On a besoin de mesures longue durée in situ, on a besoin de s’y installer

« [L’océan Austral, ndlr] C’est une zone très agitée, loin, difficile d’accès, coûteuse et les missions sont essentiellement l’été », nous explique Jean-Louis Etienne. C’est d’ailleurs pour ces raisons climatique que la forme originale du Polar Pod permettra une plus grande sécurité et stabilité à son équipage et la station dans son entièreté. Malgré des expéditions déjà menées dans cette immense étendue d’eau, elle reste relativement méconnue. « La communauté scientifique termine ses publications sur cet océan : on besoin de mesures in situ de longue durée, on a besoin de s’y installer ».

Un « acteur majeur » du climat et de la biodiversité

« [L’océan Austral, ndlr] Il a un rôle majeur, c’est un acteur majeur dans la régulation du climat ». Jean-Louis Etienne s’explique : « à lui seul, il absorbe 50% du gaz carbonique absorbé par les océans dans le monde. C’est une mer très agitée et quand les vagues déferlent, elles emprisonnent de l’air et le CO2 se dissout davantage dans les eaux froides que dans les eaux tempérées ». Voilà pourquoi l’explorateur a souhaité construire un projet d’expédition sur le long terme. « Ce pic de carbone océanique est étudié pendant l’été et ensuite, qu’est-ce qu’il se passe ? ». Et la clé de voute pour ces réponses est bien la stabilité verticale du futur Polar Pod et ses multiples capteurs, qui permettront d’avoir « une idée très précise de l’échange de gaz carbonique entre l’atmosphère et l’océan ».
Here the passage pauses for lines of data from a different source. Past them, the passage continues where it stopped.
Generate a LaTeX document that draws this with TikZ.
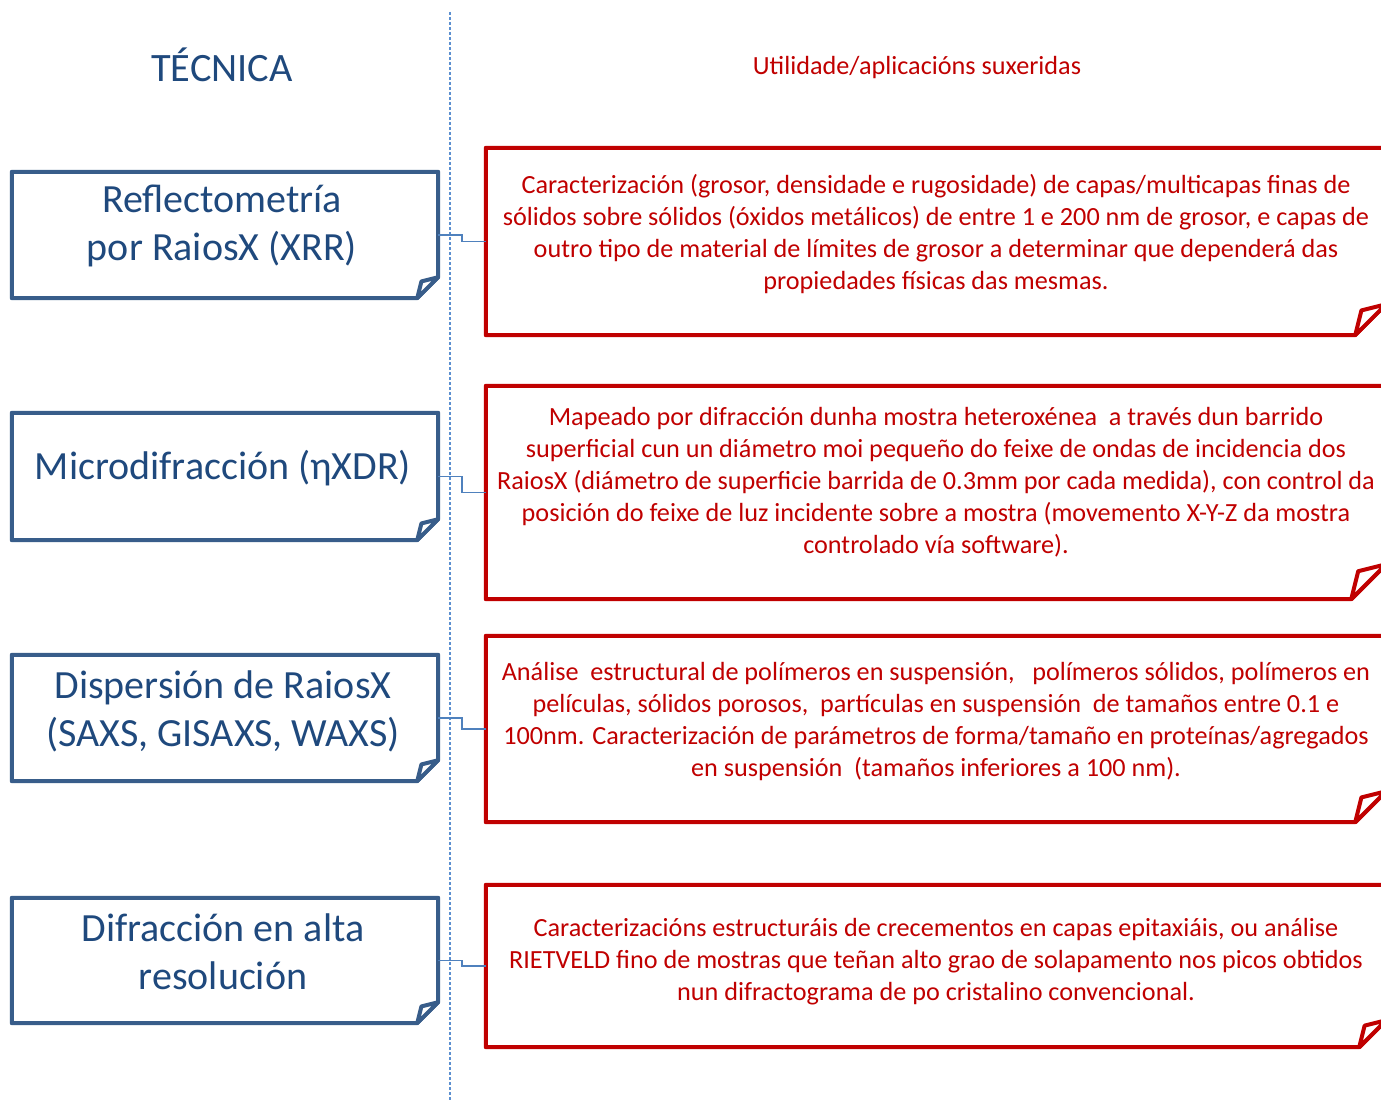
\documentclass[tikz,border=0pt]{standalone}
\usepackage{fontspec}
\setmainfont{Carlito}
\usetikzlibrary{calc}
\definecolor{boxblue}{RGB}{56,93,138}
\definecolor{txtblue}{RGB}{31,73,125}
\definecolor{dred}{RGB}{192,0,0}
\definecolor{dashblue}{RGB}{91,143,208}
\definecolor{conblue}{RGB}{79,129,189}
% folded-corner outline drawn around a named node: #1 node, #2 fold size, #3 colour
\newcommand\foldedbox[3]{%
  \draw[#3, line width=4pt, line join=round]
    ($(#1.north west)$) -- (#1.north east) -- ($(#1.south east)+(0,-#2)$)
    -- ($(#1.south east)+(-#2,0)$) -- (#1.south west) -- cycle;
  \draw[#3, fill=white, line width=4pt, line join=round]
    ($(#1.south east)+(-#2,0)$) -- ($(#1.south east)+(-#2,0)+(0.2*#2,-0.8*#2)$)
    -- ($(#1.south east)+(0,-#2)$) -- cycle;
}
\begin{document}
\begin{tikzpicture}[x=1pt,y=-1pt,
  lshape/.style={draw=none, minimum width=426pt, inner sep=0pt},
  rshape/.style={draw=none, minimum width=900pt, inner sep=0pt},
  ltext/.style={text=txtblue, align=center, inner sep=0pt, font=\fontsize{40}{48}\selectfont},
  rtext/.style={text=dred, align=center, inner sep=0pt, font=\fontsize{26.2}{32}\selectfont},
  link/.style={conblue, line width=1.5pt}]
\useasboundingbox (0,0) rectangle (1381,1102);
\clip (0,0) rectangle (1381,1102);

\draw[dashblue, line width=2pt, dash pattern=on 3pt off 2pt] (450,12) -- (450,1102);

\node[text=txtblue, inner sep=0pt, font=\fontsize{40.3}{46}\selectfont] (head1) at (222,65) {TÉCNICA};
\node[text=dred, inner sep=0pt, font=\fontsize{26.2}{30}\selectfont] (head2) at (917,68) {Utilidade/aplicacións suxeridas};

% left boxes
\node[lshape, minimum height=126pt] (t1) at (225,235) {};
\node[lshape, minimum height=127pt] (t2) at (225,476.5) {};
\node[lshape, minimum height=126pt] (t3) at (225,718) {};
\node[lshape, minimum height=125pt] (t4) at (225,960.5) {};
\foldedbox{t1}{21}{boxblue}
\foldedbox{t2}{21}{boxblue}
\foldedbox{t3}{21}{boxblue}
\foldedbox{t4}{21}{boxblue}
\node[ltext] (l1) at (222,226) {Reflectometría\\por RaiosX (XRR)};
\node[ltext] (l2) at (223,468) {Microdifracción (ηXDR)};
\node[ltext] (l3) at (223,711) {Dispersión de RaiosX\\(SAXS, GISAXS, WAXS)};
\node[ltext] (l4) at (223,952) {Difracción en alta\\resolución};

% right boxes
\node[rshape, minimum height=187pt] (u1) at (936,241.5) {};
\node[rshape, minimum height=213pt] (u2) at (936,492.5) {};
\node[rshape, minimum height=186pt] (u3) at (936,729) {};
\node[rshape, minimum height=162pt] (u4) at (936,966) {};
\foldedbox{u1}{31}{dred}
\foldedbox{u2}{35}{dred}
\foldedbox{u3}{31}{dred}
\foldedbox{u4}{27}{dred}
\node[rtext] (r1) at (936,234) {Caracterización (grosor, densidade e rugosidade) de capas/multicapas finas de\\sólidos sobre sólidos (óxidos metálicos) de entre 1 e 200 nm de grosor, e capas de\\outro tipo de material de límites de grosor a determinar que dependerá das\\propiedades físicas das mesmas.};
\node[rtext] (r2) at (936,482) {Mapeado por difracción dunha mostra heteroxénea\ \ a través dun barrido\\superficial cun un diámetro moi pequeño do feixe de ondas de incidencia dos\\RaiosX (diámetro de superficie barrida de 0.3mm por cada medida), con control da\\posición do feixe de luz incidente sobre a mostra (movemento X-Y-Z da mostra\\controlado vía software).};
\node[rtext] (r3) at (936,722) {Análise\ \ estructural de polímeros en suspensión,\ \ \ polímeros sólidos, polímeros en\\películas, sólidos porosos,\ \ partículas en suspensión\ \ de tamaños entre 0.1 e\\100nm. Caracterización de parámetros de forma/tamaño en proteínas/agregados\\en suspensión\ \ (tamaños inferiores a 100 nm).};
\node[rtext] (r4) at (936,962) {Caracterizacións estructuráis de crecementos en capas epitaxiáis, ou análise\\RIETVELD fino de mostras que teñan alto grao de solapamento nos picos obtidos\\nun difractograma de po cristalino convencional.};

% connectors
\draw[link] (t1.east) -- ++(24,0) |- (u1.west);
\draw[link] (t2.east) -- ++(24,0) |- (u2.west);
\draw[link] (t3.east) -- ++(24,0) |- (u3.west);
\draw[link] (t4.east) -- ++(24,0) |- (u4.west);
\end{tikzpicture}
\end{document}
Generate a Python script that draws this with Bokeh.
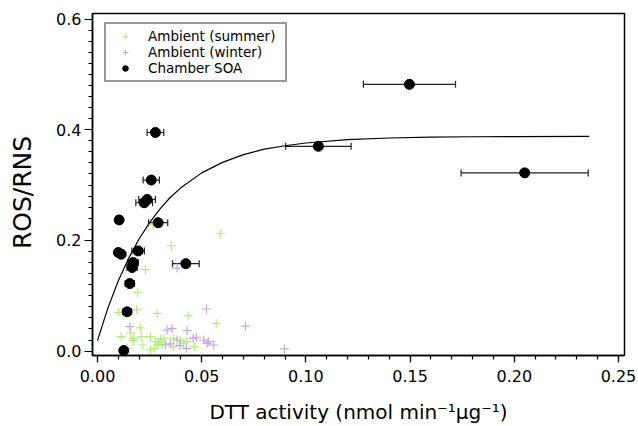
from bokeh.plotting import figure
from bokeh.models import (ColumnDataSource, Whisker, TeeHead, Range1d, SingleIntervalTicker,
                          NumeralTickFormatter, Legend, LegendItem)
from bokeh.embed import file_html
from bokeh.resources import INLINE

# ---- data ----
soa_x = [0.0278, 0.0258, 0.0238, 0.0224, 0.0104, 0.0291, 0.0100, 0.0114, 0.0195, 0.0171,
         0.0166, 0.0424, 0.0155, 0.0142, 0.0126, 0.106, 0.1497, 0.205]
soa_y = [0.395, 0.309, 0.274, 0.268, 0.237, 0.232, 0.178, 0.175, 0.181, 0.160,
         0.151, 0.158, 0.122, 0.071, 0.001, 0.370, 0.482, 0.322]
soa_xerr = [0.0040, 0.0039, 0.0040, 0.0040, 0.0012, 0.0046, 0.0012, 0.0012, 0.0030, 0.0025,
            0.0025, 0.0064, 0.0022, 0.0020, 0.0015, 0.0157, 0.0221, 0.0305]

summer_x = [0.0267, 0.059, 0.0354, 0.023, 0.0193, 0.0102, 0.0187, 0.0286, 0.0435, 0.057,
            0.0206, 0.0114, 0.0174, 0.017, 0.0211, 0.0254, 0.0302, 0.0278, 0.0217, 0.0142,
            0.0254, 0.0275, 0.0286, 0.031, 0.0295, 0.0398, 0.0414, 0.0465, 0.0366, 0.0363,
            0.0318, 0.0427, 0.016]
summer_y = [0.228, 0.212, 0.190, 0.147, 0.106, 0.070, 0.075, 0.068, 0.064, 0.050,
            0.042, 0.026, 0.023, 0.019, 0.026, 0.026, 0.022, 0.017, 0.011, 0.005,
            0.002, 0.005, 0.011, 0.012, 0.015, 0.019, 0.014, 0.008, 0.023, 0.008,
            0.022, 0.017, 0.033]

winter_x = [0.0382, 0.0523, 0.071, 0.0155, 0.0334, 0.0358, 0.043, 0.0382, 0.035, 0.0326,
            0.0459, 0.0475, 0.051, 0.0534, 0.0558, 0.0526, 0.0427, 0.0897, 0.0395]
winter_y = [0.150, 0.076, 0.045, 0.044, 0.038, 0.041, 0.037, 0.020, 0.013, 0.011,
            0.023, 0.025, 0.020, 0.017, 0.011, 0.014, 0.005, 0.004, 0.010]

# fitted curve
fit_x = [0.000, 0.005, 0.010, 0.015, 0.020, 0.025, 0.030, 0.035, 0.040, 0.050, 0.060,
         0.070, 0.080, 0.090, 0.100, 0.120, 0.140, 0.160, 0.180, 0.200, 0.236]
fit_y = [0.019, 0.078, 0.127, 0.168, 0.203, 0.232, 0.257, 0.278, 0.295, 0.322, 0.341,
         0.355, 0.365, 0.371, 0.376, 0.382, 0.385, 0.3865, 0.3873, 0.3876, 0.388]

legend_labels = ["Ambient (summer)", "Ambient (winter)", "Chamber SOA"]

FONT = "DejaVu Sans"
GREEN = "#b2ee7e"
PURPLE = "#c6a6ea"

p = figure(width=638, height=426, output_backend="svg", toolbar_location=None,
           x_range=Range1d(-0.0024, 0.2529), y_range=Range1d(-0.008, 0.61),
           min_border_left=92, min_border_right=14, min_border_top=13, min_border_bottom=70,
           x_axis_label="DTT activity (nmol min\u207b\u00b9\u00b5g\u207b\u00b9)",
           y_axis_label="ROS/RNS\u00a0\u00a0")
p.xgrid.visible = False
p.ygrid.visible = False
p.outline_line_color = "black"
p.outline_line_width = 1.5
p.background_fill_color = "white"
p.border_fill_color = "white"

p.xaxis.ticker = SingleIntervalTicker(interval=0.05, num_minor_ticks=5)
p.yaxis.ticker = SingleIntervalTicker(interval=0.2, num_minor_ticks=10)
p.xaxis.formatter = NumeralTickFormatter(format="0.00")
p.yaxis.formatter = NumeralTickFormatter(format="0.0")
for ax in (p.xaxis, p.yaxis):
    ax.axis_line_color = "black"
    ax.axis_line_width = 1.5
    ax.major_tick_line_color = "black"
    ax.minor_tick_line_color = "black"
    ax.major_tick_line_width = 1.2
    ax.minor_tick_line_width = 1.2
    ax.major_tick_in = 0
    ax.minor_tick_in = 0
    ax.major_label_text_font = FONT
    ax.major_label_text_font_size = "16px"
    ax.major_label_text_color = "black"
    ax.axis_label_text_font = FONT
    ax.axis_label_text_font_style = "normal"
    ax.axis_label_text_color = "black"
p.xaxis.axis_label_text_font_size = "20px"
p.yaxis.axis_label_text_font_size = "25px"
p.xaxis.major_tick_out = 7
p.xaxis.minor_tick_out = 4
p.yaxis.major_tick_out = 8
p.yaxis.minor_tick_out = 4
p.xaxis.major_label_standoff = 7
p.yaxis.major_label_standoff = 3
p.xaxis.axis_label_standoff = 15
p.yaxis.axis_label_standoff = 16

# fit curve
p.line(fit_x, fit_y, line_color="black", line_width=1.2)

# ambient
r_sum = p.scatter(summer_x, summer_y, marker="cross", size=9, line_color=GREEN, line_width=1.2)
r_win = p.scatter(winter_x, winter_y, marker="cross", size=9, line_color=PURPLE, line_width=1.2)

# chamber SOA with x error bars
src = ColumnDataSource(dict(x=soa_x, y=soa_y,
                            lo=[a - e for a, e in zip(soa_x, soa_xerr)],
                            hi=[a + e for a, e in zip(soa_x, soa_xerr)]))
w = Whisker(source=src, base="y", lower="lo", upper="hi", dimension="width",
            line_color="#222222", line_width=1.2,
            upper_head=TeeHead(size=7, line_color="#222222", line_width=1.2),
            lower_head=TeeHead(size=7, line_color="#222222", line_width=1.2))
p.add_layout(w)
r_soa = p.scatter("x", "y", source=src, marker="circle", size=10, fill_color="black", line_color="black")

legend = Legend(items=[LegendItem(label=legend_labels[0], renderers=[r_sum]),
                       LegendItem(label=legend_labels[1], renderers=[r_win]),
                       LegendItem(label=legend_labels[2], renderers=[r_soa])],
                location=(12, 273))
legend.label_text_font = FONT
legend.label_text_font_size = "13.5px"
legend.label_text_color = "black"
legend.glyph_width = 30
legend.glyph_height = 14
legend.label_height = 14
legend.label_width = 133
legend.label_standoff = 8
legend.spacing = 0
legend.padding = 4
legend.margin = 0
legend.border_line_color = "#333333"
legend.border_line_width = 2
legend.background_fill_color = "white"
legend.background_fill_alpha = 1
p.add_layout(legend)

open("out.html", "w").write(file_html(p, INLINE))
Grâce à l’absence de propulsion, Polar Pod sera un navire silencieux. L’idéal pour étudier le réservoir de biodiversité que contient cet océan. « On va mettre des hydrophones, des micros sous l’eau, et par une écoute passive, on va faire un inventaire de la faune parce qu’on connaît la signature sonore des espèces ». Une fois encore, la longévité des études est la nouveauté principale de cette expédition qui veut apporter des éléments de réponse complets, mais aussi participer à « des grands projets autour de l’Antarctique pour la création d’aires marines protégées », tel que l’ambitionne Jean-Louis Etienne.